_GIVEN INFORMATION_
┄┄┄┄┄┄

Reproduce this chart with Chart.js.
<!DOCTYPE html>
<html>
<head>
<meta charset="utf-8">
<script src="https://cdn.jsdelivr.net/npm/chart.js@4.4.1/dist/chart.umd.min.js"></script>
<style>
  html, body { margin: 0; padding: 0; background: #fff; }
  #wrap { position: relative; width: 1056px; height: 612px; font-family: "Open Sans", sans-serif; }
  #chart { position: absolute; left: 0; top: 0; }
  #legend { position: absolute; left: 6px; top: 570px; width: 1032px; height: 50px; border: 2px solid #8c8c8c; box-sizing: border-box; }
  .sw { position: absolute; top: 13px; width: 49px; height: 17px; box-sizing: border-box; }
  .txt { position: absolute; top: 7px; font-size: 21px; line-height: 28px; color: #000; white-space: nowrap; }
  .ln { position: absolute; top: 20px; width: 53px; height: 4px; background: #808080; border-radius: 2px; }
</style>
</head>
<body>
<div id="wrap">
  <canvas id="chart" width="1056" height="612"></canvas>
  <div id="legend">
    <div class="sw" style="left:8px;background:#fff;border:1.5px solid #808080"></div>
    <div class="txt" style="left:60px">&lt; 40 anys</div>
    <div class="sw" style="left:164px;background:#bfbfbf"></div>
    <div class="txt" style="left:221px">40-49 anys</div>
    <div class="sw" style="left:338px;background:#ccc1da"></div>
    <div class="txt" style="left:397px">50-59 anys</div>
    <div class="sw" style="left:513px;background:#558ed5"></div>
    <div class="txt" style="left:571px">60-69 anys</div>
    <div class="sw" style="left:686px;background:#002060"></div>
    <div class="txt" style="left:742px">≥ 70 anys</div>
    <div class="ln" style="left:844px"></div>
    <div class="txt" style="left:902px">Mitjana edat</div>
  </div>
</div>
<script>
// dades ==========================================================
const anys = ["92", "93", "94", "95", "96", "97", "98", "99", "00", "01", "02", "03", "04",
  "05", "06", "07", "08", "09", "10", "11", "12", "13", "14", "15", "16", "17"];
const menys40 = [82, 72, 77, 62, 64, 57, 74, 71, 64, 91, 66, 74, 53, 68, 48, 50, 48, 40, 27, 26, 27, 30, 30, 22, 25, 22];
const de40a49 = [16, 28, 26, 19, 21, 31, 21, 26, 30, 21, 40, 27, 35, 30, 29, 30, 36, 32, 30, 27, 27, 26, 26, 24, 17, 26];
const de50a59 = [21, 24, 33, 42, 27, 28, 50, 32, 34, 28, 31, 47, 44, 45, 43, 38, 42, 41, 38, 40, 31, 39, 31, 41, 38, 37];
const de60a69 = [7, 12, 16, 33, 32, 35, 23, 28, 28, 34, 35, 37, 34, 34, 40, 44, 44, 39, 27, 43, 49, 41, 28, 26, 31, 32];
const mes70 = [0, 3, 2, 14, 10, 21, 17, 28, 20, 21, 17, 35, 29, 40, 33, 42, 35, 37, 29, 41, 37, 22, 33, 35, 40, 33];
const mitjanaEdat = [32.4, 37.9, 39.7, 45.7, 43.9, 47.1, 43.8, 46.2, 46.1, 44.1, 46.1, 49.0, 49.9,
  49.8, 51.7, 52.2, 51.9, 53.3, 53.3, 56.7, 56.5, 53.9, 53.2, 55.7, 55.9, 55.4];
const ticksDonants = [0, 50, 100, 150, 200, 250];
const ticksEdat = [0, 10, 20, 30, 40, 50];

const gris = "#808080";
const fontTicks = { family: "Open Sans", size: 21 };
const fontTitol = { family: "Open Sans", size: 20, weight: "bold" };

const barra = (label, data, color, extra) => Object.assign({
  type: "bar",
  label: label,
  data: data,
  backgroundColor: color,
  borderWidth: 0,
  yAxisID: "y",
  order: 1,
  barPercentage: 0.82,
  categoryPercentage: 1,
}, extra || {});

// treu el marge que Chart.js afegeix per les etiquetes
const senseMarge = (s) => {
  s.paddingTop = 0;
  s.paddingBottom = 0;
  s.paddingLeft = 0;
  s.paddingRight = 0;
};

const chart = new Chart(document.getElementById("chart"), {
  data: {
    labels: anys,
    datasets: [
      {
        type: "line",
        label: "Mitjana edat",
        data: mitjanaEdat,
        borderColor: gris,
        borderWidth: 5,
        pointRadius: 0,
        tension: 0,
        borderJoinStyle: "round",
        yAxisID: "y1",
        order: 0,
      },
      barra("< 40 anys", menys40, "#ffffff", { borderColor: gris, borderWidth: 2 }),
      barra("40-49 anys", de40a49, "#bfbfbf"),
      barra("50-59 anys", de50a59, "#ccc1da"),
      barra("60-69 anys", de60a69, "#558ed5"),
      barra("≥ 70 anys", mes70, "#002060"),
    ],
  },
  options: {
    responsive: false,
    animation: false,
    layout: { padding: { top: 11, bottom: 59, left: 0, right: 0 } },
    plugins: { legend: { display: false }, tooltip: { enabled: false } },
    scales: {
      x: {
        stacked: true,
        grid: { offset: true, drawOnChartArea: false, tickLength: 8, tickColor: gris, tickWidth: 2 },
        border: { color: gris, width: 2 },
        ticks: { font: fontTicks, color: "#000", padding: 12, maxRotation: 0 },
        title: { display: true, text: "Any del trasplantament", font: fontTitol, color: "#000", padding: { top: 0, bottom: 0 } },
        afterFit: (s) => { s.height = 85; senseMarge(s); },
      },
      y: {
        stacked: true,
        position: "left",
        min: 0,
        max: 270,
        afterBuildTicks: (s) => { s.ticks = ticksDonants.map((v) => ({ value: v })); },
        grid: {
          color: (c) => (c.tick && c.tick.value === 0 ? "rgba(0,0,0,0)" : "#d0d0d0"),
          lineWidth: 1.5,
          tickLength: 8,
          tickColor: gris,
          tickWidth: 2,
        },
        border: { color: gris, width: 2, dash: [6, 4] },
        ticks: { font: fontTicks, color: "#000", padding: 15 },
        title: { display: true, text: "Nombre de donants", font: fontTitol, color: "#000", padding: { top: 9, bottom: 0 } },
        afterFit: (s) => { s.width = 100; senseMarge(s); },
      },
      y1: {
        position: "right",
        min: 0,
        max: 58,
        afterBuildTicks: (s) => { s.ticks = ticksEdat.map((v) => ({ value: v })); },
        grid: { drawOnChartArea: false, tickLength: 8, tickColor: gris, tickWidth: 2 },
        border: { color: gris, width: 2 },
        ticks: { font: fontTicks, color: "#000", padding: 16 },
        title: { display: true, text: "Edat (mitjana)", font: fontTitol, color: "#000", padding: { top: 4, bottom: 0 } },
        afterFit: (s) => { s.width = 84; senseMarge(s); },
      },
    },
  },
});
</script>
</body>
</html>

┄┄┄┄┄┄

Extract the whole listing, character for character.

Reproduce this chart with Chart.js.
<!DOCTYPE html>
<html>
<head>
<meta charset="utf-8">
<script src="https://cdn.jsdelivr.net/npm/chart.js@4.4.1/dist/chart.umd.min.js"></script>
<style>
  html, body { margin: 0; padding: 0; background: #fff; }
  #wrap { position: relative; width: 1056px; height: 612px; font-family: "Open Sans", sans-serif; }
  #chart { position: absolute; left: 0; top: 0; }
  #legend { position: absolute; left: 6px; top: 570px; width: 1032px; height: 50px; border: 2px solid #8c8c8c; box-sizing: border-box; }
  .sw { position: absolute; top: 13px; width: 49px; height: 17px; box-sizing: border-box; }
  .txt { position: absolute; top: 7px; font-size: 21px; line-height: 28px; color: #000; white-space: nowrap; }
  .ln { position: absolute; top: 20px; width: 53px; height: 4px; background: #808080; border-radius: 2px; }
</style>
</head>
<body>
<div id="wrap">
  <canvas id="chart" width="1056" height="612"></canvas>
  <div id="legend">
    <div class="sw" style="left:8px;background:#fff;border:1.5px solid #808080"></div>
    <div class="txt" style="left:60px">&lt; 40 anys</div>
    <div class="sw" style="left:164px;background:#bfbfbf"></div>
    <div class="txt" style="left:221px">40-49 anys</div>
    <div class="sw" style="left:338px;background:#ccc1da"></div>
    <div class="txt" style="left:397px">50-59 anys</div>
    <div class="sw" style="left:513px;background:#558ed5"></div>
    <div class="txt" style="left:571px">60-69 anys</div>
    <div class="sw" style="left:686px;background:#002060"></div>
    <div class="txt" style="left:742px">≥ 70 anys</div>
    <div class="ln" style="left:844px"></div>
    <div class="txt" style="left:902px">Mitjana edat</div>
  </div>
</div>
<script>
// dades ==========================================================
const anys = ["92", "93", "94", "95", "96", "97", "98", "99", "00", "01", "02", "03", "04",
  "05", "06", "07", "08", "09", "10", "11", "12", "13", "14", "15", "16", "17"];
const menys40 = [82, 72, 77, 62, 64, 57, 74, 71, 64, 91, 66, 74, 53, 68, 48, 50, 48, 40, 27, 26, 27, 30, 30, 22, 25, 22];
const de40a49 = [16, 28, 26, 19, 21, 31, 21, 26, 30, 21, 40, 27, 35, 30, 29, 30, 36, 32, 30, 27, 27, 26, 26, 24, 17, 26];
const de50a59 = [21, 24, 33, 42, 27, 28, 50, 32, 34, 28, 31, 47, 44, 45, 43, 38, 42, 41, 38, 40, 31, 39, 31, 41, 38, 37];
const de60a69 = [7, 12, 16, 33, 32, 35, 23, 28, 28, 34, 35, 37, 34, 34, 40, 44, 44, 39, 27, 43, 49, 41, 28, 26, 31, 32];
const mes70 = [0, 3, 2, 14, 10, 21, 17, 28, 20, 21, 17, 35, 29, 40, 33, 42, 35, 37, 29, 41, 37, 22, 33, 35, 40, 33];
const mitjanaEdat = [32.4, 37.9, 39.7, 45.7, 43.9, 47.1, 43.8, 46.2, 46.1, 44.1, 46.1, 49.0, 49.9,
  49.8, 51.7, 52.2, 51.9, 53.3, 53.3, 56.7, 56.5, 53.9, 53.2, 55.7, 55.9, 55.4];
const ticksDonants = [0, 50, 100, 150, 200, 250];
const ticksEdat = [0, 10, 20, 30, 40, 50];

const gris = "#808080";
const fontTicks = { family: "Open Sans", size: 21 };
const fontTitol = { family: "Open Sans", size: 20, weight: "bold" };

const barra = (label, data, color, extra) => Object.assign({
  type: "bar",
  label: label,
  data: data,
  backgroundColor: color,
  borderWidth: 0,
  yAxisID: "y",
  order: 1,
  barPercentage: 0.82,
  categoryPercentage: 1,
}, extra || {});

// treu el marge que Chart.js afegeix per les etiquetes
const senseMarge = (s) => {
  s.paddingTop = 0;
  s.paddingBottom = 0;
  s.paddingLeft = 0;
  s.paddingRight = 0;
};

const chart = new Chart(document.getElementById("chart"), {
  data: {
    labels: anys,
    datasets: [
      {
        type: "line",
        label: "Mitjana edat",
        data: mitjanaEdat,
        borderColor: gris,
        borderWidth: 5,
        pointRadius: 0,
        tension: 0,
        borderJoinStyle: "round",
        yAxisID: "y1",
        order: 0,
      },
      barra("< 40 anys", menys40, "#ffffff", { borderColor: gris, borderWidth: 2 }),
      barra("40-49 anys", de40a49, "#bfbfbf"),
      barra("50-59 anys", de50a59, "#ccc1da"),
      barra("60-69 anys", de60a69, "#558ed5"),
      barra("≥ 70 anys", mes70, "#002060"),
    ],
  },
  options: {
    responsive: false,
    animation: false,
    layout: { padding: { top: 11, bottom: 59, left: 0, right: 0 } },
    plugins: { legend: { display: false }, tooltip: { enabled: false } },
    scales: {
      x: {
        stacked: true,
        grid: { offset: true, drawOnChartArea: false, tickLength: 8, tickColor: gris, tickWidth: 2 },
        border: { color: gris, width: 2 },
        ticks: { font: fontTicks, color: "#000", padding: 12, maxRotation: 0 },
        title: { display: true, text: "Any del trasplantament", font: fontTitol, color: "#000", padding: { top: 0, bottom: 0 } },
        afterFit: (s) => { s.height = 85; senseMarge(s); },
      },
      y: {
        stacked: true,
        position: "left",
        min: 0,
        max: 270,
        afterBuildTicks: (s) => { s.ticks = ticksDonants.map((v) => ({ value: v })); },
        grid: {
          color: (c) => (c.tick && c.tick.value === 0 ? "rgba(0,0,0,0)" : "#d0d0d0"),
          lineWidth: 1.5,
          tickLength: 8,
          tickColor: gris,
          tickWidth: 2,
        },
        border: { color: gris, width: 2, dash: [6, 4] },
        ticks: { font: fontTicks, color: "#000", padding: 15 },
        title: { display: true, text: "Nombre de donants", font: fontTitol, color: "#000", padding: { top: 9, bottom: 0 } },
        afterFit: (s) => { s.width = 100; senseMarge(s); },
      },
      y1: {
        position: "right",
        min: 0,
        max: 58,
        afterBuildTicks: (s) => { s.ticks = ticksEdat.map((v) => ({ value: v })); },
        grid: { drawOnChartArea: false, tickLength: 8, tickColor: gris, tickWidth: 2 },
        border: { color: gris, width: 2 },
        ticks: { font: fontTicks, color: "#000", padding: 16 },
        title: { display: true, text: "Edat (mitjana)", font: fontTitol, color: "#000", padding: { top: 4, bottom: 0 } },
        afterFit: (s) => { s.width = 84; senseMarge(s); },
      },
    },
  },
});
</script>
</body>
</html>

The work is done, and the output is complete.